Numerical variable handling

The Numerical handling and Missing values methods, and their related controls, specify how a numerical variable is handled.

  • Keep as a regular numerical feature allows for rescaling prior to training, which can improve model performance in some instances. Standard rescaling scales the feature to a standard deviation of one and a mean of zero. Min-max rescaling sets the minimum value of the feature to zero and the max to one. In addition, post-rescaling, you can request that derived features such as sqrt(x), x^2, … be generated and considered in the model. Rescale numeric variables if there are large differences in the absolute values of the features.
  • Replace by 0/1 flag indicating presence
  • Binarize based on a threshold replaces the feature values with a 0/1 flag that indicates whether the value is above or below the specified threshold.
  • Quantize replaces the feature values with the quantiles of the feature’s empirical distribution.

Text variable handling

Missing values

There are a few choices for handling missing values in categorical and numerical features.
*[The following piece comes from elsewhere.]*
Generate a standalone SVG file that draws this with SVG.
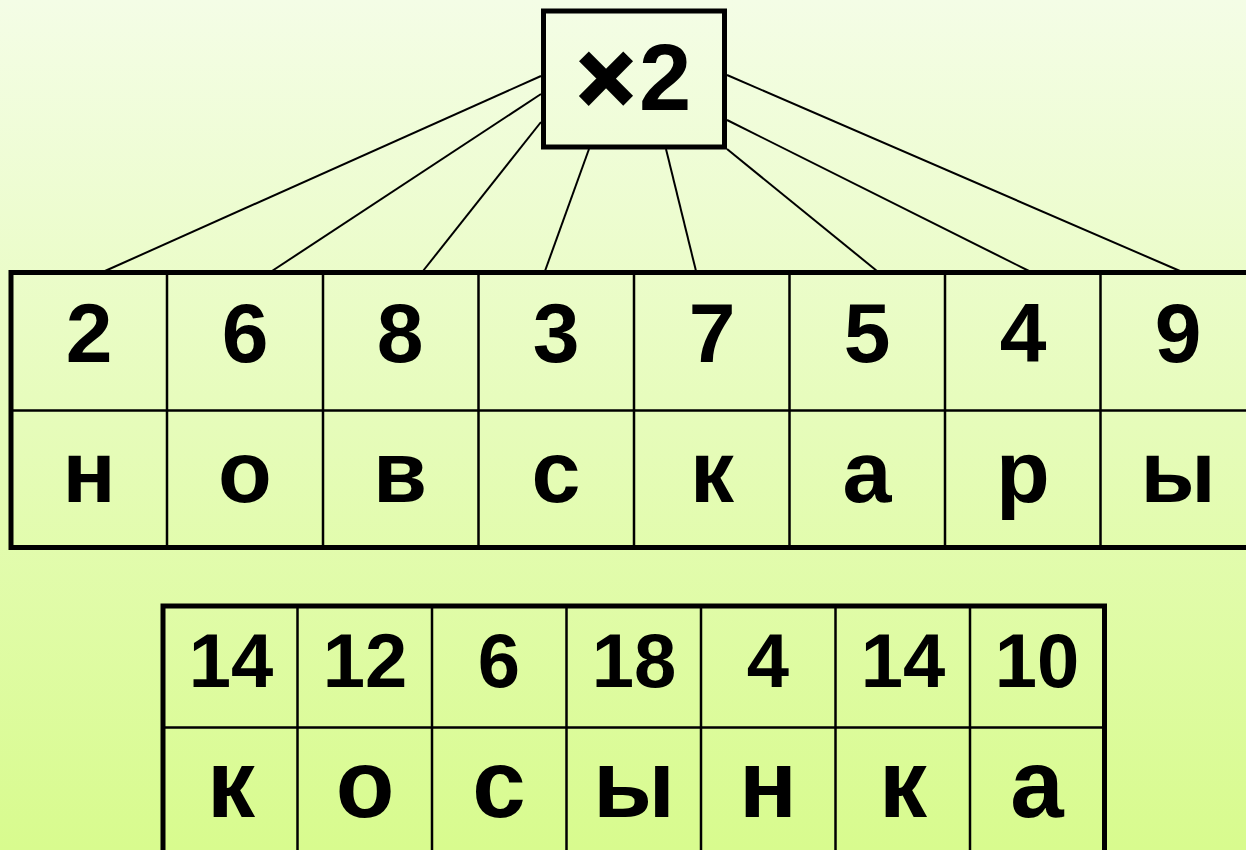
<svg xmlns="http://www.w3.org/2000/svg" width="1246" height="850" viewBox="0 0 1246 850">
<defs>
<linearGradient id="bg" x1="0" y1="0" x2="0" y2="1">
<stop offset="0" stop-color="#f4fde6"/>
<stop offset="1" stop-color="#d8fb8e"/>
</linearGradient>
</defs>
<style>
.outer{fill:none;stroke:#000;stroke-width:5}
.grid{fill:none;stroke:#000;stroke-width:2.5}
.con{stroke:#000;stroke-width:2;fill:none}
.t{font-family:"Liberation Sans",Arial,sans-serif;font-weight:bold;fill:#000;text-anchor:middle}
.n1{font-size:84px}
.l1{font-size:88px}
.n2{font-size:76px}
.l2{font-size:96px}
</style>
<rect x="0" y="0" width="1246" height="850" fill="url(#bg)"/>
<g id="connectors">
<line class="con" x1="541" y1="76" x2="105" y2="271"/>
<line class="con" x1="541" y1="94" x2="272" y2="271"/>
<line class="con" x1="541" y1="122" x2="423" y2="271"/>
<line class="con" x1="589" y1="149" x2="545" y2="271"/>
<line class="con" x1="666" y1="149" x2="696" y2="271"/>
<line class="con" x1="727" y1="149" x2="877" y2="271"/>
<line class="con" x1="727" y1="120" x2="1029" y2="271"/>
<line class="con" x1="727" y1="75" x2="1180" y2="271"/>
</g>
<g id="multiplier">
<rect class="outer" x="543.5" y="11" width="181" height="136" fill="#f0fcd8"/>
<text class="t" x="634" y="110" font-size="94"><tspan font-size="100" stroke="#000" stroke-width="3" dy="2">×</tspan><tspan dy="-2" dx="4">2</tspan></text>
</g>
<g id="table1">
<line class="grid" x1="11" y1="410.5" x2="1250" y2="410.5"/>
<line class="grid" x1="167" y1="272.5" x2="167" y2="547.5"/>
<line class="grid" x1="323" y1="272.5" x2="323" y2="547.5"/>
<line class="grid" x1="478.5" y1="272.5" x2="478.5" y2="547.5"/>
<line class="grid" x1="634" y1="272.5" x2="634" y2="547.5"/>
<line class="grid" x1="789.5" y1="272.5" x2="789.5" y2="547.5"/>
<line class="grid" x1="945" y1="272.5" x2="945" y2="547.5"/>
<line class="grid" x1="1100.5" y1="272.5" x2="1100.5" y2="547.5"/>
<rect class="outer" x="11" y="272.5" width="1245" height="275"/>
<g class="t n1">
<text x="89" y="362">2</text>
<text x="245" y="362">6</text>
<text x="400" y="362">8</text>
<text x="556" y="362">3</text>
<text x="712" y="362">7</text>
<text x="867" y="362">5</text>
<text x="1023" y="362">4</text>
<text x="1178" y="362">9</text>
</g>
<g class="t l1">
<text x="89" y="502">н</text>
<text x="245" y="502">о</text>
<text x="400" y="502">в</text>
<text x="556" y="502">с</text>
<text x="712" y="502">к</text>
<text x="867" y="502">а</text>
<text x="1023" y="502">р</text>
<text x="1178" y="502">ы</text>
</g>
</g>
<g id="table2">
<line class="grid" x1="163" y1="727.5" x2="1104.5" y2="727.5"/>
<line class="grid" x1="297.5" y1="606" x2="297.5" y2="855"/>
<line class="grid" x1="432" y1="606" x2="432" y2="855"/>
<line class="grid" x1="566.5" y1="606" x2="566.5" y2="855"/>
<line class="grid" x1="701" y1="606" x2="701" y2="855"/>
<line class="grid" x1="835.5" y1="606" x2="835.5" y2="855"/>
<line class="grid" x1="970" y1="606" x2="970" y2="855"/>
<rect class="outer" x="163" y="606" width="941.5" height="260"/>
<g class="t n2">
<text x="231" y="687">14</text>
<text x="365" y="687">12</text>
<text x="499" y="687">6</text>
<text x="634" y="687">18</text>
<text x="768" y="687">4</text>
<text x="903" y="687">14</text>
<text x="1037" y="687">10</text>
</g>
<g class="t l2">
<text x="231" y="817">к</text>
<text x="365" y="817">о</text>
<text x="499" y="817">с</text>
<text x="634" y="817">ы</text>
<text x="768" y="817">н</text>
<text x="903" y="817">к</text>
<text x="1037" y="817">а</text>
</g>
</g>
</svg>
  • Treat as a regular value (categorical features only) treats missing values as a distinct category. This should be used for structurally missing data that are impossible to measure, e.g. the US state for an address in Canada.
  • Impute… replaces missing values with the specified value. This should be used for randomly missing data that are missing due to random noise.
  • Drop rows discards rows with missing values from the model building. Avoid discarding rows, unless missing data is extremely rare.

Custom Preprocessings

DSS allows to define custom python preprocessings, in order to plug user-generated code which will process a feature. This is done by selection “Custom preprocessing” in the feature handling options. The way to do this is to implement a class with two methods :

def fit(self, series):
def transform(self, series):

Here, series is a pandas Series object representing the feature column. The fit method does not need to return anything, but must modify the object in-place if fitting is necessary. The transform method must return either a pandas DataFrame or a 2-D numpy array or scipy.sparse.csr_matrix containing the preprocessed result. Note that a single processor may output several numerical features, corresponding several columns of the output. If a numpy array or scipy.sparse.csr_matrix is chosen, then the processor should be also have a “names” attribute, containing the list of the output feature names.

To use your processor in the visual ML UI, you must import it and instantiate it in the code editor, by assigning the processor to the “processor” variable, as follows :

from mymodule import MyProcessor
processor = MyProcessor()

As with any python code component, classes must be defined in a file stored in the lib/python folder of the data directory.